● **What is required**
Every entry below should be printed exactly, without its images.

● **Information given**
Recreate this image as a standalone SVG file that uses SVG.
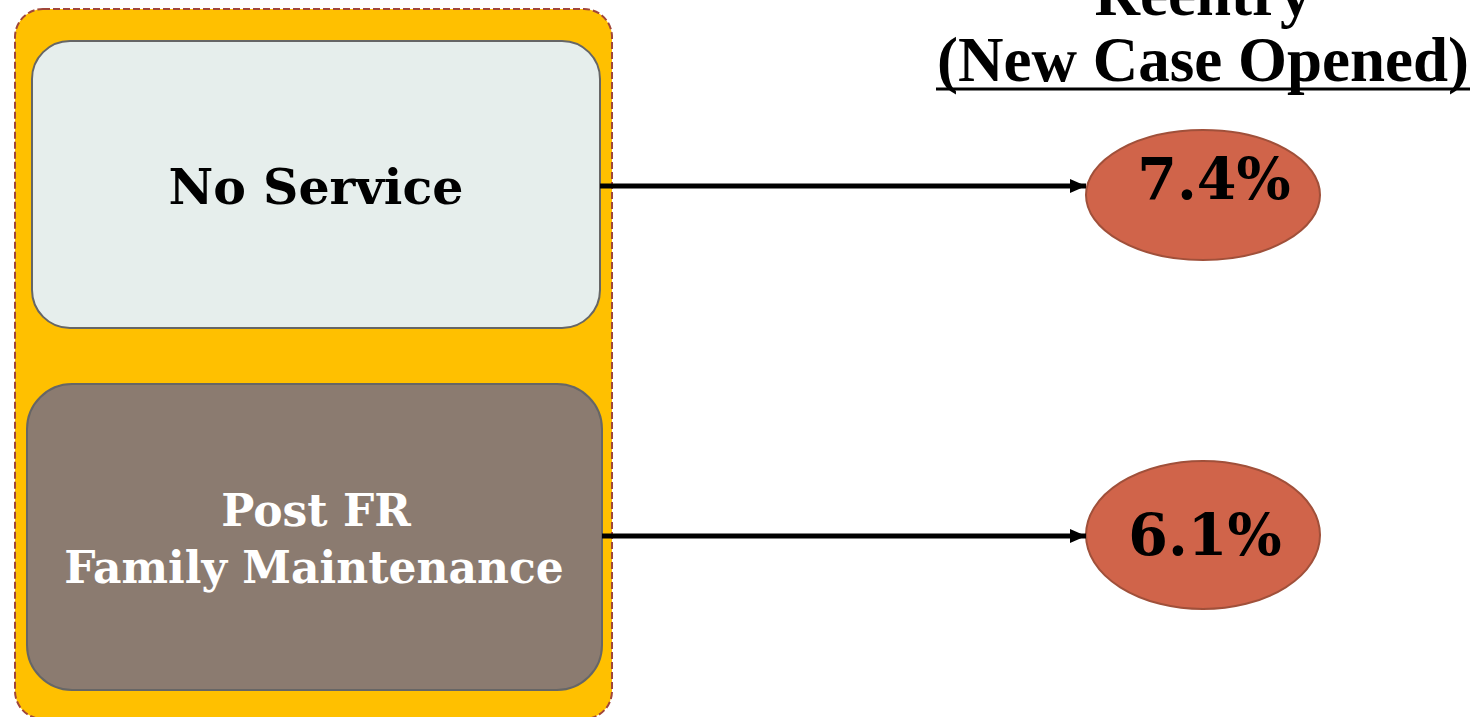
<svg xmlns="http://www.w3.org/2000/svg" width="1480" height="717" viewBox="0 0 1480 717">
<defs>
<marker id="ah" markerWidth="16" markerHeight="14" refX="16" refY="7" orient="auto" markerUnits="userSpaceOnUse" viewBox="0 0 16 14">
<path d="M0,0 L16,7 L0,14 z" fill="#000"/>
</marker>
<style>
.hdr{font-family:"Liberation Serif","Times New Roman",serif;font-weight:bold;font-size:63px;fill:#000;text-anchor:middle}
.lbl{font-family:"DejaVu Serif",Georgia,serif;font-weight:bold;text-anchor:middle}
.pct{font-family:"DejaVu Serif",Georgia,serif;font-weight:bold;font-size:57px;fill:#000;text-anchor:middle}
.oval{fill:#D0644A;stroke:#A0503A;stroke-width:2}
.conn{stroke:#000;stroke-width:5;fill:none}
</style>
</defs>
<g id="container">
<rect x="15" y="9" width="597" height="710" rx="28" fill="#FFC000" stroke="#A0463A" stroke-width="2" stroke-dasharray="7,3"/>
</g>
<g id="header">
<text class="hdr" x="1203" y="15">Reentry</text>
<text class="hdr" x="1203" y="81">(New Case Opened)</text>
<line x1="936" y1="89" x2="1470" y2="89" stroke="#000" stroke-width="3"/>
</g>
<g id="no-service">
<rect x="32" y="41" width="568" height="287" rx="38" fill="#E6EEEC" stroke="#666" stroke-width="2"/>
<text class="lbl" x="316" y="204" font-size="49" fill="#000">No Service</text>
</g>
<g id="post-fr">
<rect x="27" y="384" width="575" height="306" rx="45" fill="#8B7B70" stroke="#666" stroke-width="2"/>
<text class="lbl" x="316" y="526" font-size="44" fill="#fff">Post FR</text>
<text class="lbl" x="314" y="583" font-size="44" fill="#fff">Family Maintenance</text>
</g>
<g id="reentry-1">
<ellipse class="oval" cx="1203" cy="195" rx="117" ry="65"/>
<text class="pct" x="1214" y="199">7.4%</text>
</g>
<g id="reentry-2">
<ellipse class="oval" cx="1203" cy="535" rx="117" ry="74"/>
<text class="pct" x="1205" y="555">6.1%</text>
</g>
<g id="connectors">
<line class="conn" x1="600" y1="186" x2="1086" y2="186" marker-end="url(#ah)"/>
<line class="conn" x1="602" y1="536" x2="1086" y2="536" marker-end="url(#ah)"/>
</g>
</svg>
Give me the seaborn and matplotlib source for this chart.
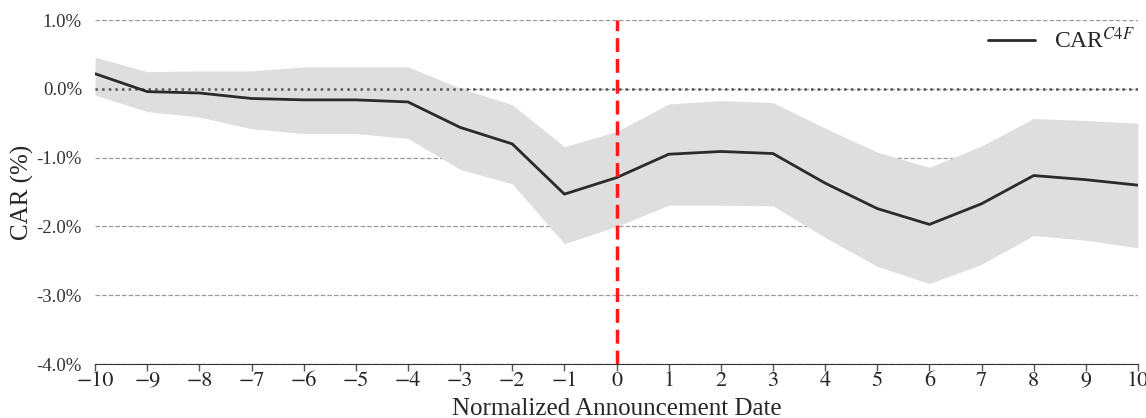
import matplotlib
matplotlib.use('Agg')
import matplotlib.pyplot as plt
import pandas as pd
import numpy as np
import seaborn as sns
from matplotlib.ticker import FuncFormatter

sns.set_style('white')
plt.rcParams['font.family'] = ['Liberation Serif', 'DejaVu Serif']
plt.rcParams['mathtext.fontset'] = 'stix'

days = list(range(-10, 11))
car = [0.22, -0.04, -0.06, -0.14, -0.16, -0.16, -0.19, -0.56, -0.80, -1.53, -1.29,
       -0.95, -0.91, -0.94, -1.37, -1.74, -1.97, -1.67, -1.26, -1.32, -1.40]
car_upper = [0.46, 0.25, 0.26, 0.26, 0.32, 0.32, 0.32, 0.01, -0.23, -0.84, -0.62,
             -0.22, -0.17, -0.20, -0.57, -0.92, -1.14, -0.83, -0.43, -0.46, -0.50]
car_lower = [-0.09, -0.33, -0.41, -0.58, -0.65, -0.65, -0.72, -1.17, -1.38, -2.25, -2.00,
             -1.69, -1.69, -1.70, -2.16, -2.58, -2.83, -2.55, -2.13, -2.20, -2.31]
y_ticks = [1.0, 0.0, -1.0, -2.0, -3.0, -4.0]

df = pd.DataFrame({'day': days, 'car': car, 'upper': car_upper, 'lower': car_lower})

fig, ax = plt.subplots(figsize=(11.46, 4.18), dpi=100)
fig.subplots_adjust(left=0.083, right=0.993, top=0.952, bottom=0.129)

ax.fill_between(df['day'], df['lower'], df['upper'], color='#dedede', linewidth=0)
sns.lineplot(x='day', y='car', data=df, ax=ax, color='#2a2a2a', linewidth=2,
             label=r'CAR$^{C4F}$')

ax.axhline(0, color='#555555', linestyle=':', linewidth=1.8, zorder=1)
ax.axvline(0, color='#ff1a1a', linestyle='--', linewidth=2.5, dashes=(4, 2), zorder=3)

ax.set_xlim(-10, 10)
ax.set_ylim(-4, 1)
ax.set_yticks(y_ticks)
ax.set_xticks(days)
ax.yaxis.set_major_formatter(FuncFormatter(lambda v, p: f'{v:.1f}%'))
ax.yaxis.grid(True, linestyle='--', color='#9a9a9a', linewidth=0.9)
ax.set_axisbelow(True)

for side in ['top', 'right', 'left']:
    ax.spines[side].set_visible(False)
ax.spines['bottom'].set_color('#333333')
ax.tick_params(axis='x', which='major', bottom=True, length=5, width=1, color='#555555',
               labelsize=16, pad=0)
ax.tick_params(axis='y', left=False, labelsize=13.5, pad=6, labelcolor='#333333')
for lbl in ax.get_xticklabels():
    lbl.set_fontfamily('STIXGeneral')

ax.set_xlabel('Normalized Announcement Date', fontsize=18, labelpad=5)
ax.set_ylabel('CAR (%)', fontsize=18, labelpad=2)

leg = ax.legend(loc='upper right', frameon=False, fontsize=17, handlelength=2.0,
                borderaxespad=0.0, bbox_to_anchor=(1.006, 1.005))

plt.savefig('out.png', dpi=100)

● **Response**
Recreate this image as a standalone SVG file that uses SVG.
<svg xmlns="http://www.w3.org/2000/svg" width="1480" height="717" viewBox="0 0 1480 717">
<defs>
<marker id="ah" markerWidth="16" markerHeight="14" refX="16" refY="7" orient="auto" markerUnits="userSpaceOnUse" viewBox="0 0 16 14">
<path d="M0,0 L16,7 L0,14 z" fill="#000"/>
</marker>
<style>
.hdr{font-family:"Liberation Serif","Times New Roman",serif;font-weight:bold;font-size:63px;fill:#000;text-anchor:middle}
.lbl{font-family:"DejaVu Serif",Georgia,serif;font-weight:bold;text-anchor:middle}
.pct{font-family:"DejaVu Serif",Georgia,serif;font-weight:bold;font-size:57px;fill:#000;text-anchor:middle}
.oval{fill:#D0644A;stroke:#A0503A;stroke-width:2}
.conn{stroke:#000;stroke-width:5;fill:none}
</style>
</defs>
<g id="container">
<rect x="15" y="9" width="597" height="710" rx="28" fill="#FFC000" stroke="#A0463A" stroke-width="2" stroke-dasharray="7,3"/>
</g>
<g id="header">
<text class="hdr" x="1203" y="15">Reentry</text>
<text class="hdr" x="1203" y="81">(New Case Opened)</text>
<line x1="936" y1="89" x2="1470" y2="89" stroke="#000" stroke-width="3"/>
</g>
<g id="no-service">
<rect x="32" y="41" width="568" height="287" rx="38" fill="#E6EEEC" stroke="#666" stroke-width="2"/>
<text class="lbl" x="316" y="204" font-size="49" fill="#000">No Service</text>
</g>
<g id="post-fr">
<rect x="27" y="384" width="575" height="306" rx="45" fill="#8B7B70" stroke="#666" stroke-width="2"/>
<text class="lbl" x="316" y="526" font-size="44" fill="#fff">Post FR</text>
<text class="lbl" x="314" y="583" font-size="44" fill="#fff">Family Maintenance</text>
</g>
<g id="reentry-1">
<ellipse class="oval" cx="1203" cy="195" rx="117" ry="65"/>
<text class="pct" x="1214" y="199">7.4%</text>
</g>
<g id="reentry-2">
<ellipse class="oval" cx="1203" cy="535" rx="117" ry="74"/>
<text class="pct" x="1205" y="555">6.1%</text>
</g>
<g id="connectors">
<line class="conn" x1="600" y1="186" x2="1086" y2="186" marker-end="url(#ah)"/>
<line class="conn" x1="602" y1="536" x2="1086" y2="536" marker-end="url(#ah)"/>
</g>
</svg>
Give me the seaborn and matplotlib source for this chart.
import matplotlib
matplotlib.use('Agg')
import matplotlib.pyplot as plt
import pandas as pd
import numpy as np
import seaborn as sns
from matplotlib.ticker import FuncFormatter

sns.set_style('white')
plt.rcParams['font.family'] = ['Liberation Serif', 'DejaVu Serif']
plt.rcParams['mathtext.fontset'] = 'stix'

days = list(range(-10, 11))
car = [0.22, -0.04, -0.06, -0.14, -0.16, -0.16, -0.19, -0.56, -0.80, -1.53, -1.29,
       -0.95, -0.91, -0.94, -1.37, -1.74, -1.97, -1.67, -1.26, -1.32, -1.40]
car_upper = [0.46, 0.25, 0.26, 0.26, 0.32, 0.32, 0.32, 0.01, -0.23, -0.84, -0.62,
             -0.22, -0.17, -0.20, -0.57, -0.92, -1.14, -0.83, -0.43, -0.46, -0.50]
car_lower = [-0.09, -0.33, -0.41, -0.58, -0.65, -0.65, -0.72, -1.17, -1.38, -2.25, -2.00,
             -1.69, -1.69, -1.70, -2.16, -2.58, -2.83, -2.55, -2.13, -2.20, -2.31]
y_ticks = [1.0, 0.0, -1.0, -2.0, -3.0, -4.0]

df = pd.DataFrame({'day': days, 'car': car, 'upper': car_upper, 'lower': car_lower})

fig, ax = plt.subplots(figsize=(11.46, 4.18), dpi=100)
fig.subplots_adjust(left=0.083, right=0.993, top=0.952, bottom=0.129)

ax.fill_between(df['day'], df['lower'], df['upper'], color='#dedede', linewidth=0)
sns.lineplot(x='day', y='car', data=df, ax=ax, color='#2a2a2a', linewidth=2,
             label=r'CAR$^{C4F}$')

ax.axhline(0, color='#555555', linestyle=':', linewidth=1.8, zorder=1)
ax.axvline(0, color='#ff1a1a', linestyle='--', linewidth=2.5, dashes=(4, 2), zorder=3)

ax.set_xlim(-10, 10)
ax.set_ylim(-4, 1)
ax.set_yticks(y_ticks)
ax.set_xticks(days)
ax.yaxis.set_major_formatter(FuncFormatter(lambda v, p: f'{v:.1f}%'))
ax.yaxis.grid(True, linestyle='--', color='#9a9a9a', linewidth=0.9)
ax.set_axisbelow(True)

for side in ['top', 'right', 'left']:
    ax.spines[side].set_visible(False)
ax.spines['bottom'].set_color('#333333')
ax.tick_params(axis='x', which='major', bottom=True, length=5, width=1, color='#555555',
               labelsize=16, pad=0)
ax.tick_params(axis='y', left=False, labelsize=13.5, pad=6, labelcolor='#333333')
for lbl in ax.get_xticklabels():
    lbl.set_fontfamily('STIXGeneral')

ax.set_xlabel('Normalized Announcement Date', fontsize=18, labelpad=5)
ax.set_ylabel('CAR (%)', fontsize=18, labelpad=2)

leg = ax.legend(loc='upper right', frameon=False, fontsize=17, handlelength=2.0,
                borderaxespad=0.0, bbox_to_anchor=(1.006, 1.005))

plt.savefig('out.png', dpi=100)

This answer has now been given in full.